Kivgiq: The gift that made me dance; a happy interruption
Wednesday, February 25, 2009 at 12:09AM
Wasilla, Alaska, by 300 in Barrow, Eskimo dance, Isaac Killigvuk, Kivgiq, Wasilla, and then some

Isaac Killigvuk is a whaling captain from Point Hope, and when he came dancing toward me at Kivgiq, extending this watch in my direction, I at first thought that he wanted me to take a picture of it before he gave it as a gift to someone.

Then I realized that he was giving it to me. This meant that I had to go out on the floor and dance with him. Despite what I do to make a living, at heart I am a terribly shy person and I do not know how to dance. Every Kivgiq, I do dance at least once, but I pick a very crowded invitational fun dance and then go hide in the crowd.

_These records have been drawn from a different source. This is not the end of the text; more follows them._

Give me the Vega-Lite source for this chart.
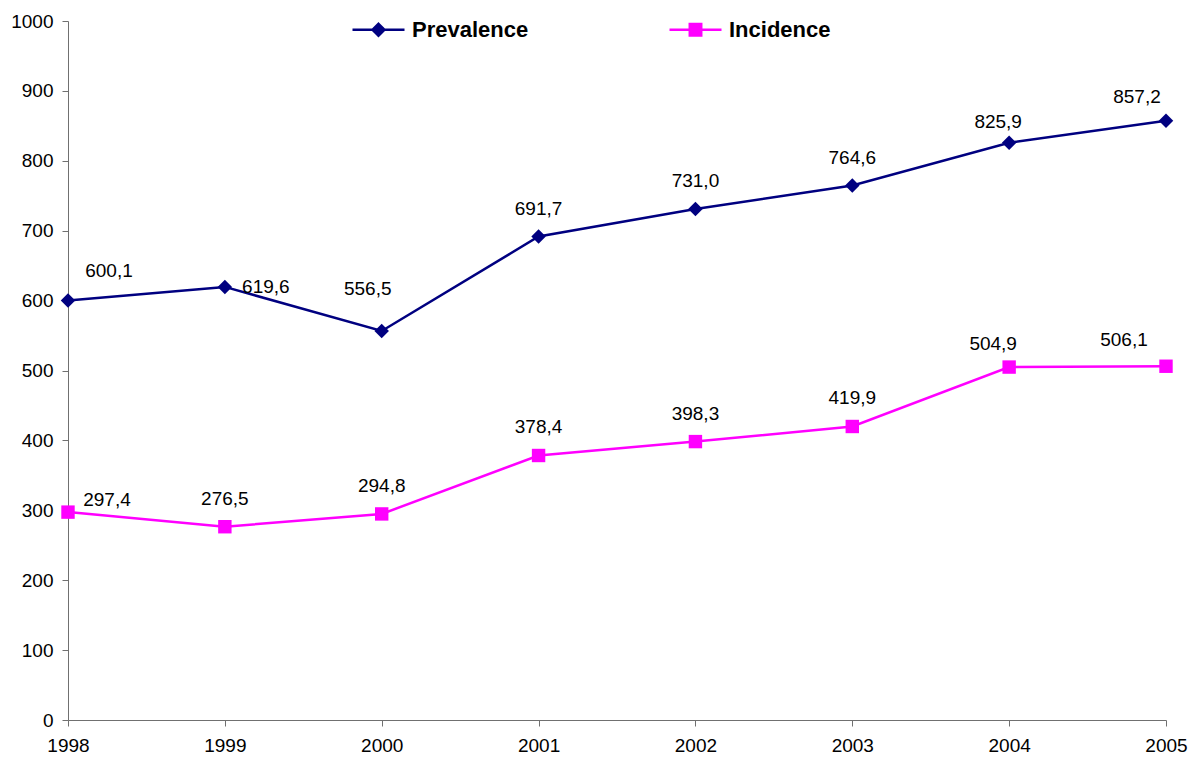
{
  "$schema": "https://vega.github.io/schema/vega-lite/v6.json",
  "width": 1098,
  "height": 699,
  "autosize": {"type": "none"},
  "padding": {"left": 68, "top": 21, "right": 33, "bottom": 39},
  "background": "white",
  "config": {
    "locale": {"number": {"decimal": ",", "thousands": ".", "grouping": [3], "currency": ["", ""]}},
    "view": {"stroke": null},
    "font": "Liberation Sans",
    "axis": {
      "grid": false,
      "title": null,
      "domainColor": "#707070",
      "domainWidth": 1,
      "tickColor": "#707070",
      "tickWidth": 1,
      "tickSize": 6,
      "labelFont": "Liberation Sans",
      "labelFontSize": 19,
      "labelColor": "#000000",
      "labelOverlap": false,
      "labelFlush": false
    },
    "legend": {
      "orient": "none",
      "legendX": 283,
      "legendY": -19,
      "direction": "horizontal",
      "padding": 0,
      "labelFont": "Liberation Sans",
      "labelFontSize": 22,
      "labelFontWeight": "bold",
      "labelColor": "#000000",
      "symbolSize": 2704,
      "symbolStrokeWidth": 2.5,
      "labelOffset": 6,
      "columnPadding": 135
    }
  },
  "data": {
    "values": [
      {"year": 1998, "series": "Prevalence", "value": 600.1},
      {"year": 1999, "series": "Prevalence", "value": 619.6},
      {"year": 2000, "series": "Prevalence", "value": 556.5},
      {"year": 2001, "series": "Prevalence", "value": 691.7},
      {"year": 2002, "series": "Prevalence", "value": 731.0},
      {"year": 2003, "series": "Prevalence", "value": 764.6},
      {"year": 2004, "series": "Prevalence", "value": 825.9},
      {"year": 2005, "series": "Prevalence", "value": 857.2},
      {"year": 1998, "series": "Incidence", "value": 297.4},
      {"year": 1999, "series": "Incidence", "value": 276.5},
      {"year": 2000, "series": "Incidence", "value": 294.8},
      {"year": 2001, "series": "Incidence", "value": 378.4},
      {"year": 2002, "series": "Incidence", "value": 398.3},
      {"year": 2003, "series": "Incidence", "value": 419.9},
      {"year": 2004, "series": "Incidence", "value": 504.9},
      {"year": 2005, "series": "Incidence", "value": 506.1}
    ]
  },
  "encoding": {
    "x": {
      "field": "year",
      "type": "quantitative",
      "scale": {"domain": [1998, 2005], "nice": false, "zero": false},
      "axis": {"values": [1998, 1999, 2000, 2001, 2002, 2003, 2004, 2005], "format": "d", "labelPadding": 10}
    },
    "y": {
      "field": "value",
      "type": "quantitative",
      "scale": {"domain": [0, 1000], "nice": false},
      "axis": {"values": [0, 100, 200, 300, 400, 500, 600, 700, 800, 900, 1000], "format": "d", "labelPadding": 9}
    }
  },
  "layer": [
    {
      "transform": [{"filter": "datum.series == 'Prevalence'"}],
      "mark": {"type": "line", "color": "#000080", "strokeWidth": 2.5},
      "encoding": {}
    },
    {
      "transform": [{"filter": "datum.series == 'Incidence'"}],
      "mark": {"type": "line", "color": "#FF00FF", "strokeWidth": 2.5},
      "encoding": {}
    },
    {
      "transform": [{"filter": "datum.series == 'Prevalence'"}],
      "mark": {"type": "point", "shape": "diamond", "filled": true, "color": "#000080", "opacity": 1, "size": 210},
      "encoding": {}
    },
    {
      "transform": [{"filter": "datum.series == 'Incidence'"}],
      "mark": {"type": "point", "shape": "square", "filled": true, "color": "#FF00FF", "opacity": 1, "size": 180},
      "encoding": {}
    },
    {
      "transform": [{"filter": "!((datum.series == 'Prevalence' && (datum.year == 1998 || datum.year == 1999 || datum.year == 2000 || datum.year == 2004 || datum.year == 2005)) || (datum.series == 'Incidence' && (datum.year == 1998 || datum.year == 2004 || datum.year == 2005)))"}],
      "mark": {"type": "text", "fontSize": 19, "align": "center", "baseline": "middle", "color": "#000000", "dy": -28},
      "encoding": {"text": {"field": "value", "type": "quantitative", "format": ".1f"}}
    },
    {
      "transform": [{"filter": "datum.series == 'Prevalence' && datum.year == 1998"}],
      "mark": {"type": "text", "fontSize": 19, "align": "center", "baseline": "middle", "color": "#000000", "dx": 41, "dy": -30},
      "encoding": {"text": {"field": "value", "type": "quantitative", "format": ".1f"}}
    },
    {
      "transform": [{"filter": "datum.series == 'Prevalence' && datum.year == 1999"}],
      "mark": {"type": "text", "fontSize": 19, "align": "center", "baseline": "middle", "color": "#000000", "dx": 41, "dy": 0},
      "encoding": {"text": {"field": "value", "type": "quantitative", "format": ".1f"}}
    },
    {
      "transform": [{"filter": "datum.series == 'Prevalence' && datum.year == 2000"}],
      "mark": {"type": "text", "fontSize": 19, "align": "center", "baseline": "middle", "color": "#000000", "dx": -14, "dy": -42},
      "encoding": {"text": {"field": "value", "type": "quantitative", "format": ".1f"}}
    },
    {
      "transform": [{"filter": "datum.series == 'Prevalence' && datum.year == 2004"}],
      "mark": {"type": "text", "fontSize": 19, "align": "center", "baseline": "middle", "color": "#000000", "dx": -11, "dy": -21},
      "encoding": {"text": {"field": "value", "type": "quantitative", "format": ".1f"}}
    },
    {
      "transform": [{"filter": "datum.series == 'Prevalence' && datum.year == 2005"}],
      "mark": {"type": "text", "fontSize": 19, "align": "center", "baseline": "middle", "color": "#000000", "dx": -29, "dy": -24},
      "encoding": {"text": {"field": "value", "type": "quantitative", "format": ".1f"}}
    },
    {
      "transform": [{"filter": "datum.series == 'Incidence' && datum.year == 1998"}],
      "mark": {"type": "text", "fontSize": 19, "align": "center", "baseline": "middle", "color": "#000000", "dx": 39, "dy": -12},
      "encoding": {"text": {"field": "value", "type": "quantitative", "format": ".1f"}}
    },
    {
      "transform": [{"filter": "datum.series == 'Incidence' && datum.year == 2004"}],
      "mark": {"type": "text", "fontSize": 19, "align": "center", "baseline": "middle", "color": "#000000", "dx": -16, "dy": -23},
      "encoding": {"text": {"field": "value", "type": "quantitative", "format": ".1f"}}
    },
    {
      "transform": [{"filter": "datum.series == 'Incidence' && datum.year == 2005"}],
      "mark": {"type": "text", "fontSize": 19, "align": "center", "baseline": "middle", "color": "#000000", "dx": -42, "dy": -26},
      "encoding": {"text": {"field": "value", "type": "quantitative", "format": ".1f"}}
    },
    {
      "transform": [{"filter": "datum.year < 0"}],
      "mark": {"type": "point", "filled": true, "opacity": 1, "strokeWidth": 2.5},
      "encoding": {
        "fill": {"field": "series", "type": "nominal", "scale": {"domain": ["Prevalence", "Incidence"], "range": ["#000080", "#FF00FF"]}, "legend": {"title": null}},
        "stroke": {"field": "series", "type": "nominal", "scale": {"domain": ["Prevalence", "Incidence"], "range": ["#000080", "#FF00FF"]}, "legend": {"title": null}},
        "shape": {"field": "series", "type": "nominal", "scale": {"domain": ["Prevalence", "Incidence"], "range": ["M-1,0L1,0M0,-0.23L0.23,0L0,0.23L-0.23,0Z", "M-1,0L1,0M-0.22,-0.22L0.22,-0.22L0.22,0.22L-0.22,0.22Z"]}, "legend": {"title": null}}
      }
    }
  ]
}
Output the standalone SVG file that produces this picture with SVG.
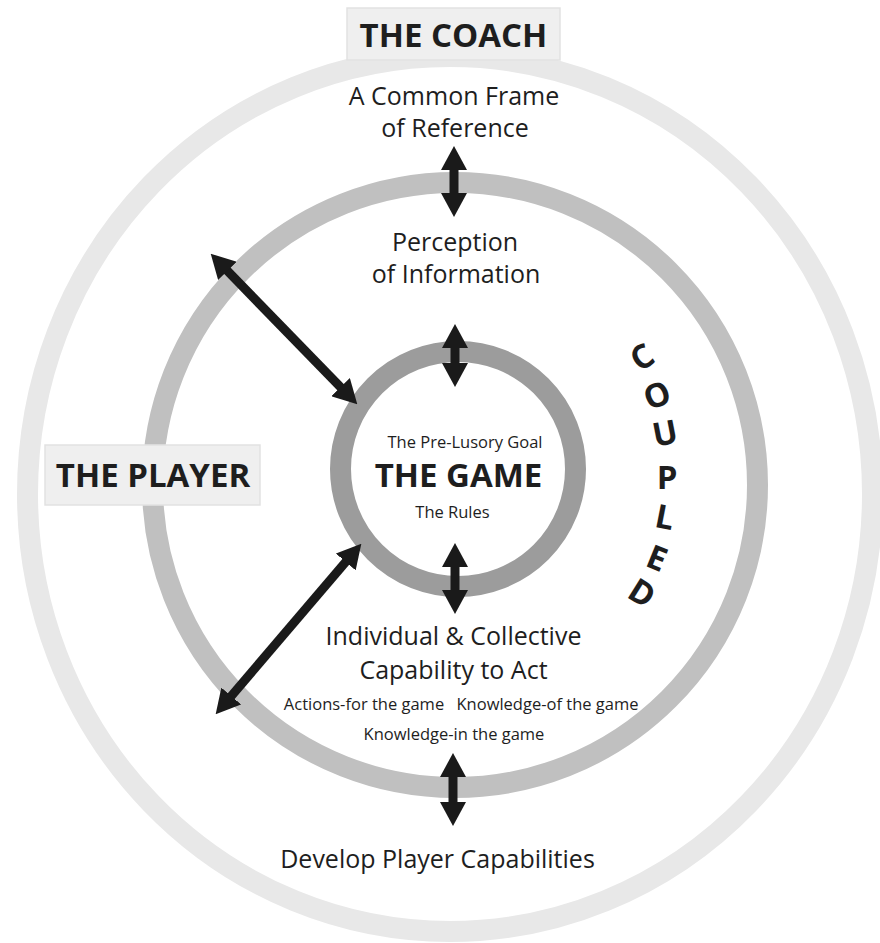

Now, I had to dance in front of everybody. Worse yet, Isaac dances with such soul, power and grace, that I knew I would look pitiful and awkward by comparison.

But something happened that I would not have expected. I took the watch and then, as I watched Isaac's movements, I suddenly felt something inside me; it started out in my back and then moved into my arms and legs and then they started to move. I danced. People clapped. They cheered, they shouted.

When the dance ended, Isaac and I embraced. I was about to run off and hide but the crowd shouted, "more! more!" And so I danced again, with Isaac, the whaling captain whose father once drifted away on the ice and then, after an amazing experience in which he found himself not so alone as a person by himself on an ice floe would expect to be, drifted back again.

Now I owe Isaac a gift. All I have to give is photographs and somewhere in my hap-hazard, chaotic, 35 mm film archive there are some of his late father. I think I know what I must give to him.

Always, the women of Wainwright dance with such grace and beauty.

Such beauty.

Suddenly, the dance leader's motions are interrupted by the rush of a tiny girl.

The dance continues. You can expect to see the girl in motion in this line in future years. She is Kara and her beautiful mother is Taktuk.

I want to make a good Kivgiq spread, but so far I have still only touched a small percentage of my take, and it is late and I am tired. I will try to get in at least one more sample. Maybe tomorrow, but I don't know. Tomorrow is going to be a busy day, but I am planning to take a break to see if I can get Margie into a a movie theatre in Anchorage.